(Rows from a dataset of charts and code)

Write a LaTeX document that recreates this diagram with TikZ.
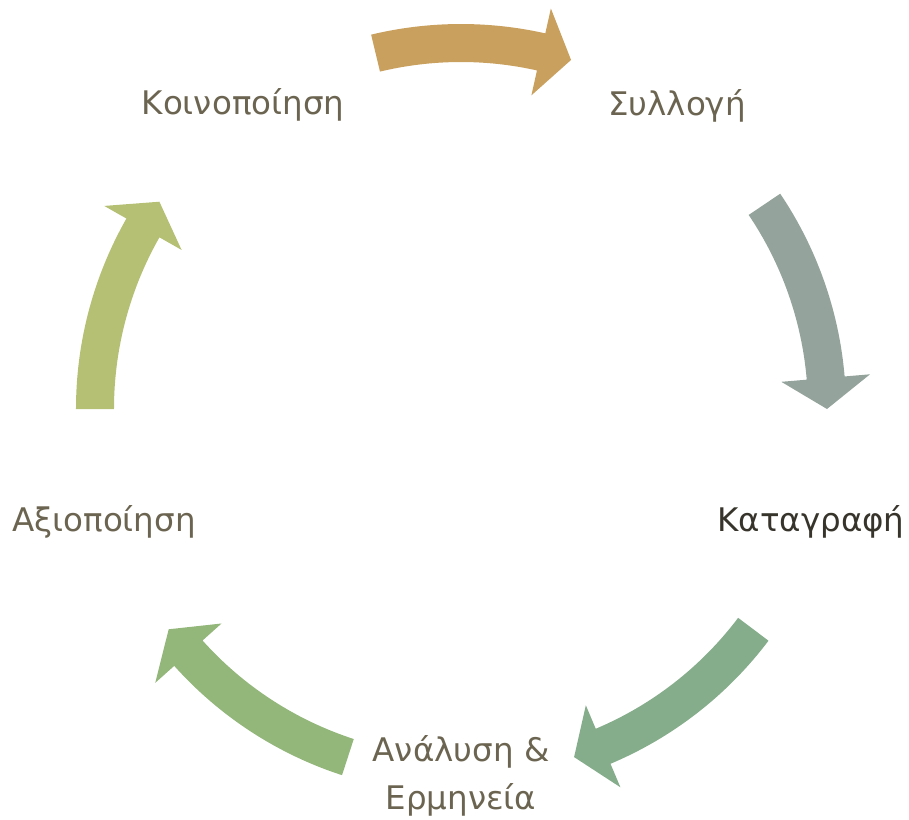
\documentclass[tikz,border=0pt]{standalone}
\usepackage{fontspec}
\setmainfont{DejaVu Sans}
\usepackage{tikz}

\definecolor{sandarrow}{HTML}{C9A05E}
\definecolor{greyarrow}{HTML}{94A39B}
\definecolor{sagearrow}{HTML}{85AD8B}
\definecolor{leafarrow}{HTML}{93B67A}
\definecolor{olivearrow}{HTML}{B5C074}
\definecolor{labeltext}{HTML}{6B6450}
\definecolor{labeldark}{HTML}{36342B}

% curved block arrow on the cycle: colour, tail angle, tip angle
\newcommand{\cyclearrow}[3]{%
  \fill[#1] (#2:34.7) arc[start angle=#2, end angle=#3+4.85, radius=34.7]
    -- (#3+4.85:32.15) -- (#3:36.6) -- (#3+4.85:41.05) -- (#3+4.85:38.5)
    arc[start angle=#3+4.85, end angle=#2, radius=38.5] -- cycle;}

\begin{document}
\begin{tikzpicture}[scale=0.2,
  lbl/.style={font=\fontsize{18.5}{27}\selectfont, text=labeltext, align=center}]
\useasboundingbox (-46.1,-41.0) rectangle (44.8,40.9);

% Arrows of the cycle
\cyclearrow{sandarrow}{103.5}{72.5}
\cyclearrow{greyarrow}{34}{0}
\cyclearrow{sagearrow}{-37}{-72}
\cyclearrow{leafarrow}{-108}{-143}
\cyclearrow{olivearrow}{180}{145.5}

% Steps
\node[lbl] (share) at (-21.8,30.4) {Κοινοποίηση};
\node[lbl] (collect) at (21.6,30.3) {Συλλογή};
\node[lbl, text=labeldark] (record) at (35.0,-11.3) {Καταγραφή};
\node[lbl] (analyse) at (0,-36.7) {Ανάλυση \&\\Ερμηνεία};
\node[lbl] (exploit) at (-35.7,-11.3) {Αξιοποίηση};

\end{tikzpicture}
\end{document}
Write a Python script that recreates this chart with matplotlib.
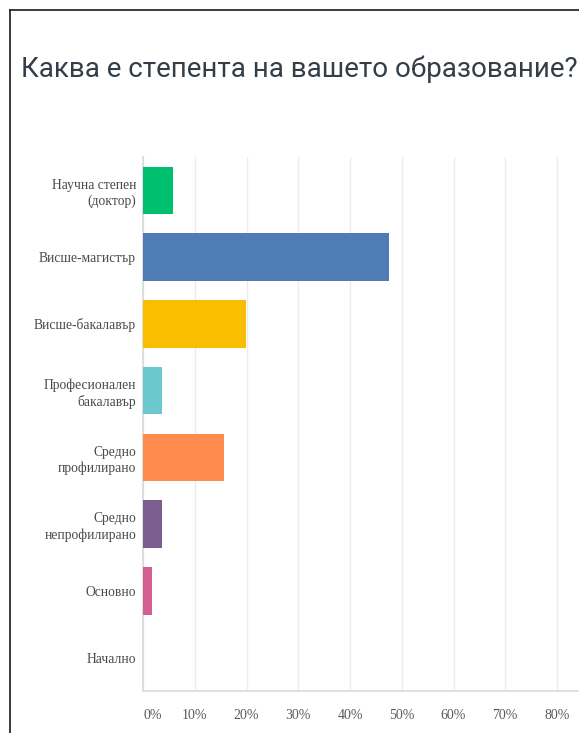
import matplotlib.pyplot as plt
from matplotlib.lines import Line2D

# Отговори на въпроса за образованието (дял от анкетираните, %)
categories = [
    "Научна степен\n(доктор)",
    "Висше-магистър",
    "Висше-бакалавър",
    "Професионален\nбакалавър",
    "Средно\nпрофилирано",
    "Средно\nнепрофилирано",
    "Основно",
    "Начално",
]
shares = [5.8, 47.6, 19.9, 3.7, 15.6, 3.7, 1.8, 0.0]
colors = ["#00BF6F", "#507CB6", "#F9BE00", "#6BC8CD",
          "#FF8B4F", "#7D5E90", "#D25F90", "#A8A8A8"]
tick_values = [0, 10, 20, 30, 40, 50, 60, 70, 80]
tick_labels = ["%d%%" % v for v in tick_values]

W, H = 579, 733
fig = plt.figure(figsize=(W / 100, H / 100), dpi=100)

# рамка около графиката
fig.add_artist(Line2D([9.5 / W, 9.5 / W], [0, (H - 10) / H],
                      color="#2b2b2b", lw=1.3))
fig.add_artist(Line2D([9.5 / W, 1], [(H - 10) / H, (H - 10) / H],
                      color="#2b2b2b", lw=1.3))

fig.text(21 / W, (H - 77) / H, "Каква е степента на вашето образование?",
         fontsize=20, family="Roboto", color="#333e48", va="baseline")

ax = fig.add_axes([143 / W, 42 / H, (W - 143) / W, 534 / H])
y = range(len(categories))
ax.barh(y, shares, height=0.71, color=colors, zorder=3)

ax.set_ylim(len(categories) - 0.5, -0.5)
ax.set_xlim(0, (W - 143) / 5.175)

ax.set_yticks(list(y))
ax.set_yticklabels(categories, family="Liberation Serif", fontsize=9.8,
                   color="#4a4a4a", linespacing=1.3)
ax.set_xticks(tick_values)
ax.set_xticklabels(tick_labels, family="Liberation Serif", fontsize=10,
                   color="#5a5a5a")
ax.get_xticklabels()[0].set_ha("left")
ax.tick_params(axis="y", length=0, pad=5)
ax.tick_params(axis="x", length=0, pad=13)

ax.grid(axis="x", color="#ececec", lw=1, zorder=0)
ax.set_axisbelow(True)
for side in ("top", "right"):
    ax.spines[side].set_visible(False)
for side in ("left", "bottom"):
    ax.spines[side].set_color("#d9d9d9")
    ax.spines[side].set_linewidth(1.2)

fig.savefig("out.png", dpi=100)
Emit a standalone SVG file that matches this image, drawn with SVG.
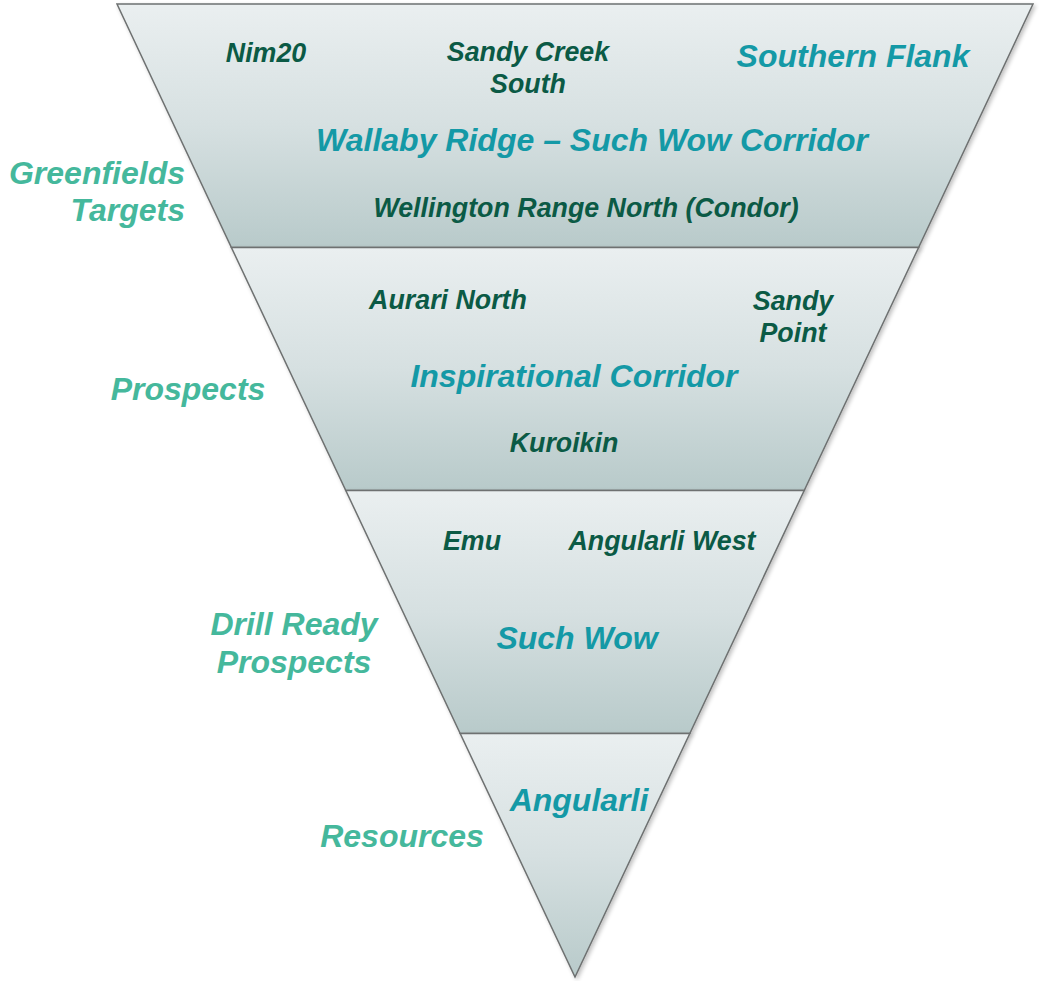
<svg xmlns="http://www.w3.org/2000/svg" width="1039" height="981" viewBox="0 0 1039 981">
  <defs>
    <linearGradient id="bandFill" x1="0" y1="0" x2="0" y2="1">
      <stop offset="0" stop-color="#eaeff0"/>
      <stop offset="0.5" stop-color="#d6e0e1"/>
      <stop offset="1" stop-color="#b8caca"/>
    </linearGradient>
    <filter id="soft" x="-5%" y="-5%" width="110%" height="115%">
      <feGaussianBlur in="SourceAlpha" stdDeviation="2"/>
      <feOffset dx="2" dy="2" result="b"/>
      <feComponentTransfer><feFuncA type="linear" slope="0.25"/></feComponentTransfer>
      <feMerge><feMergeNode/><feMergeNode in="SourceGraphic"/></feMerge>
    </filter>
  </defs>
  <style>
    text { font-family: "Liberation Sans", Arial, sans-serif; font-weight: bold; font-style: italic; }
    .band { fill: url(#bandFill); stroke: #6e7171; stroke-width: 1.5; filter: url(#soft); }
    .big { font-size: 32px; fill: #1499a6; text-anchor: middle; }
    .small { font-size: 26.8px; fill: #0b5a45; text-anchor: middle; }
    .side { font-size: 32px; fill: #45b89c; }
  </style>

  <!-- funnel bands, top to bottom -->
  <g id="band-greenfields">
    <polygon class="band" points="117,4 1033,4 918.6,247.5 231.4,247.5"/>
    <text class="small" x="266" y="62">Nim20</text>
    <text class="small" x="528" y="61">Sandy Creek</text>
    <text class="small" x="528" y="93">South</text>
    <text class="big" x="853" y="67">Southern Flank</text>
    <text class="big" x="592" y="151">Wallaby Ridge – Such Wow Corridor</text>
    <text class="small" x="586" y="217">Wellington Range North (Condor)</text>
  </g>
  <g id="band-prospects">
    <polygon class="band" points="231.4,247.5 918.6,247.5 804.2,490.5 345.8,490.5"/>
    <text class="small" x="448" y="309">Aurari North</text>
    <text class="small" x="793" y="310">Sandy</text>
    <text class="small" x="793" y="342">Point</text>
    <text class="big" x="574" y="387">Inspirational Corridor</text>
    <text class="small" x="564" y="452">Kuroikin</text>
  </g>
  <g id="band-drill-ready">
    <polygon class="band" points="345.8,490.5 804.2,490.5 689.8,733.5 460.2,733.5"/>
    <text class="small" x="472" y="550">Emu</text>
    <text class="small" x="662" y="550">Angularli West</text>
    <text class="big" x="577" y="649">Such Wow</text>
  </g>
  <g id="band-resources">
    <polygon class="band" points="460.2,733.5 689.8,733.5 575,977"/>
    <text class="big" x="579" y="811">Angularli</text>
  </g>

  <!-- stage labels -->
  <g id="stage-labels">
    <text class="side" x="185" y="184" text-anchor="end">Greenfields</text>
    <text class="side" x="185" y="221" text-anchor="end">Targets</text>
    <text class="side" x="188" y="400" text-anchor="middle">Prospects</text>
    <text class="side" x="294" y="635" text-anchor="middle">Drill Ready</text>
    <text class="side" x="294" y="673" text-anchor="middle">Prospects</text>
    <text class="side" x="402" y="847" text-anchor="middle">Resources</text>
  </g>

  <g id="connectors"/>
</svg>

Written problem –
Repeat the data exactly in full, omitting its pictures.

Task answer –
Write a LaTeX document that recreates this diagram with TikZ.
\documentclass[tikz,border=0pt]{standalone}
\usepackage{fontspec}
\setmainfont{DejaVu Sans}
\usepackage{tikz}

\definecolor{sandarrow}{HTML}{C9A05E}
\definecolor{greyarrow}{HTML}{94A39B}
\definecolor{sagearrow}{HTML}{85AD8B}
\definecolor{leafarrow}{HTML}{93B67A}
\definecolor{olivearrow}{HTML}{B5C074}
\definecolor{labeltext}{HTML}{6B6450}
\definecolor{labeldark}{HTML}{36342B}

% curved block arrow on the cycle: colour, tail angle, tip angle
\newcommand{\cyclearrow}[3]{%
  \fill[#1] (#2:34.7) arc[start angle=#2, end angle=#3+4.85, radius=34.7]
    -- (#3+4.85:32.15) -- (#3:36.6) -- (#3+4.85:41.05) -- (#3+4.85:38.5)
    arc[start angle=#3+4.85, end angle=#2, radius=38.5] -- cycle;}

\begin{document}
\begin{tikzpicture}[scale=0.2,
  lbl/.style={font=\fontsize{18.5}{27}\selectfont, text=labeltext, align=center}]
\useasboundingbox (-46.1,-41.0) rectangle (44.8,40.9);

% Arrows of the cycle
\cyclearrow{sandarrow}{103.5}{72.5}
\cyclearrow{greyarrow}{34}{0}
\cyclearrow{sagearrow}{-37}{-72}
\cyclearrow{leafarrow}{-108}{-143}
\cyclearrow{olivearrow}{180}{145.5}

% Steps
\node[lbl] (share) at (-21.8,30.4) {Κοινοποίηση};
\node[lbl] (collect) at (21.6,30.3) {Συλλογή};
\node[lbl, text=labeldark] (record) at (35.0,-11.3) {Καταγραφή};
\node[lbl] (analyse) at (0,-36.7) {Ανάλυση \&\\Ερμηνεία};
\node[lbl] (exploit) at (-35.7,-11.3) {Αξιοποίηση};

\end{tikzpicture}
\end{document}
Write a Python script that recreates this chart with matplotlib.
import matplotlib.pyplot as plt
from matplotlib.lines import Line2D

# Отговори на въпроса за образованието (дял от анкетираните, %)
categories = [
    "Научна степен\n(доктор)",
    "Висше-магистър",
    "Висше-бакалавър",
    "Професионален\nбакалавър",
    "Средно\nпрофилирано",
    "Средно\nнепрофилирано",
    "Основно",
    "Начално",
]
shares = [5.8, 47.6, 19.9, 3.7, 15.6, 3.7, 1.8, 0.0]
colors = ["#00BF6F", "#507CB6", "#F9BE00", "#6BC8CD",
          "#FF8B4F", "#7D5E90", "#D25F90", "#A8A8A8"]
tick_values = [0, 10, 20, 30, 40, 50, 60, 70, 80]
tick_labels = ["%d%%" % v for v in tick_values]

W, H = 579, 733
fig = plt.figure(figsize=(W / 100, H / 100), dpi=100)

# рамка около графиката
fig.add_artist(Line2D([9.5 / W, 9.5 / W], [0, (H - 10) / H],
                      color="#2b2b2b", lw=1.3))
fig.add_artist(Line2D([9.5 / W, 1], [(H - 10) / H, (H - 10) / H],
                      color="#2b2b2b", lw=1.3))

fig.text(21 / W, (H - 77) / H, "Каква е степента на вашето образование?",
         fontsize=20, family="Roboto", color="#333e48", va="baseline")

ax = fig.add_axes([143 / W, 42 / H, (W - 143) / W, 534 / H])
y = range(len(categories))
ax.barh(y, shares, height=0.71, color=colors, zorder=3)

ax.set_ylim(len(categories) - 0.5, -0.5)
ax.set_xlim(0, (W - 143) / 5.175)

ax.set_yticks(list(y))
ax.set_yticklabels(categories, family="Liberation Serif", fontsize=9.8,
                   color="#4a4a4a", linespacing=1.3)
ax.set_xticks(tick_values)
ax.set_xticklabels(tick_labels, family="Liberation Serif", fontsize=10,
                   color="#5a5a5a")
ax.get_xticklabels()[0].set_ha("left")
ax.tick_params(axis="y", length=0, pad=5)
ax.tick_params(axis="x", length=0, pad=13)

ax.grid(axis="x", color="#ececec", lw=1, zorder=0)
ax.set_axisbelow(True)
for side in ("top", "right"):
    ax.spines[side].set_visible(False)
for side in ("left", "bottom"):
    ax.spines[side].set_color("#d9d9d9")
    ax.spines[side].set_linewidth(1.2)

fig.savefig("out.png", dpi=100)
Emit a standalone SVG file that matches this image, drawn with SVG.
<svg xmlns="http://www.w3.org/2000/svg" width="1039" height="981" viewBox="0 0 1039 981">
  <defs>
    <linearGradient id="bandFill" x1="0" y1="0" x2="0" y2="1">
      <stop offset="0" stop-color="#eaeff0"/>
      <stop offset="0.5" stop-color="#d6e0e1"/>
      <stop offset="1" stop-color="#b8caca"/>
    </linearGradient>
    <filter id="soft" x="-5%" y="-5%" width="110%" height="115%">
      <feGaussianBlur in="SourceAlpha" stdDeviation="2"/>
      <feOffset dx="2" dy="2" result="b"/>
      <feComponentTransfer><feFuncA type="linear" slope="0.25"/></feComponentTransfer>
      <feMerge><feMergeNode/><feMergeNode in="SourceGraphic"/></feMerge>
    </filter>
  </defs>
  <style>
    text { font-family: "Liberation Sans", Arial, sans-serif; font-weight: bold; font-style: italic; }
    .band { fill: url(#bandFill); stroke: #6e7171; stroke-width: 1.5; filter: url(#soft); }
    .big { font-size: 32px; fill: #1499a6; text-anchor: middle; }
    .small { font-size: 26.8px; fill: #0b5a45; text-anchor: middle; }
    .side { font-size: 32px; fill: #45b89c; }
  </style>

  <!-- funnel bands, top to bottom -->
  <g id="band-greenfields">
    <polygon class="band" points="117,4 1033,4 918.6,247.5 231.4,247.5"/>
    <text class="small" x="266" y="62">Nim20</text>
    <text class="small" x="528" y="61">Sandy Creek</text>
    <text class="small" x="528" y="93">South</text>
    <text class="big" x="853" y="67">Southern Flank</text>
    <text class="big" x="592" y="151">Wallaby Ridge – Such Wow Corridor</text>
    <text class="small" x="586" y="217">Wellington Range North (Condor)</text>
  </g>
  <g id="band-prospects">
    <polygon class="band" points="231.4,247.5 918.6,247.5 804.2,490.5 345.8,490.5"/>
    <text class="small" x="448" y="309">Aurari North</text>
    <text class="small" x="793" y="310">Sandy</text>
    <text class="small" x="793" y="342">Point</text>
    <text class="big" x="574" y="387">Inspirational Corridor</text>
    <text class="small" x="564" y="452">Kuroikin</text>
  </g>
  <g id="band-drill-ready">
    <polygon class="band" points="345.8,490.5 804.2,490.5 689.8,733.5 460.2,733.5"/>
    <text class="small" x="472" y="550">Emu</text>
    <text class="small" x="662" y="550">Angularli West</text>
    <text class="big" x="577" y="649">Such Wow</text>
  </g>
  <g id="band-resources">
    <polygon class="band" points="460.2,733.5 689.8,733.5 575,977"/>
    <text class="big" x="579" y="811">Angularli</text>
  </g>

  <!-- stage labels -->
  <g id="stage-labels">
    <text class="side" x="185" y="184" text-anchor="end">Greenfields</text>
    <text class="side" x="185" y="221" text-anchor="end">Targets</text>
    <text class="side" x="188" y="400" text-anchor="middle">Prospects</text>
    <text class="side" x="294" y="635" text-anchor="middle">Drill Ready</text>
    <text class="side" x="294" y="673" text-anchor="middle">Prospects</text>
    <text class="side" x="402" y="847" text-anchor="middle">Resources</text>
  </g>

  <g id="connectors"/>
</svg>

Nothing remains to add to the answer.